Bill Tackles California Supply Problem, Eliminates Cost-Share

Congressmen Jim Costa (D-Fresno) and Dennis Cardoza (D-Merced) introduced a bill that will expedite the federal government’s ability to build needed water projects in the San Joaquin Valley by lowering or eliminating required matching funds provided by state or local government.

Any area of California that has been designated a disaster area by the governor during calendar year 2009 will be eligible. Also, any part of the state that has been identified by the U.S. Drought Monitor in the last 24 months as experiencing severe, extreme or exceptional drought will qualify.
The bill, introduced Dec. 8, is HR 4225 and is designed to authorize drought assistance adjustments to provide immediate funding for projects and activities that will help alleviate record unemployment and diminished agricultural production related to the drought in California.

“Fighting for water and improving our local economy are the two most important issues for me, and this legislation tackles both,” Costa said. “First, by waiving or changing the state and local cost-share for water projects, we can build them much faster and save our localities money. Second, immediate infrastructure investment from the federal level will create good construction jobs for our Valley, and immediately put people back to work. It’s a double win for our farms and cities throughout our Valley.”

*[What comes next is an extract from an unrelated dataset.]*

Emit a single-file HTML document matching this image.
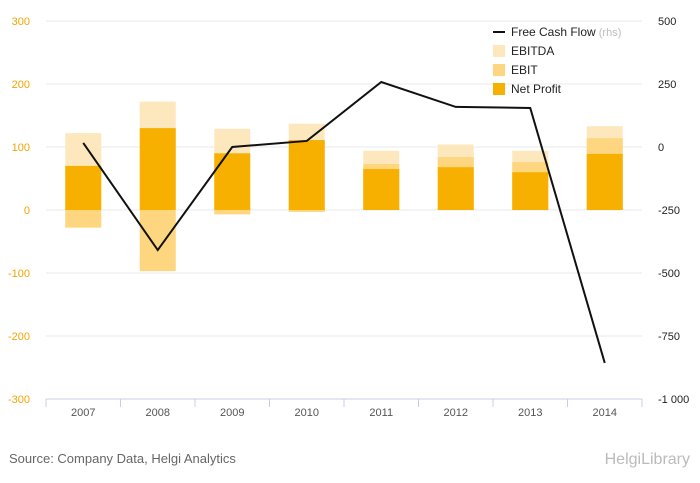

"Valley farmers continue to bear the brunt of misguided policies that blame pumping as the sole reason for the decline of species in the Delta,” said Cardoza. “As I’ve said many times, we need to look at all the factors in the Delta, get the pumps back on and get water flowing to our farmers. However, until that happens I believe we must also pursue every realistic solution to this problem. This legislation is a practical means of improving our water infrastructure in the Valley, directing federal resources to communities that are in the most need and getting our workforce back on the job.”
In order to qualify for funding, projects will need to meet at least one of three criteria:

  • Further progress toward creating a more reliable water supply in California and restore the Delta.
  • Increase water management flexibility.
  • Reduce impacts on environmental resources from water projects operated by the State Department of Water Resources, State Department of Fish and Game, Bureau of Reclamation, and U.S. Fish and Wildlife Service.

“As I have said before, California’s water crisis has been caused by numerous layers of regulations and a lack of rain that hinder vital water movement to our Valley farmers and farm communities. While this legislation is not the ultimate solution, water projects are another critical tool we can use to move, store, and conserve water in our state,” Costa added.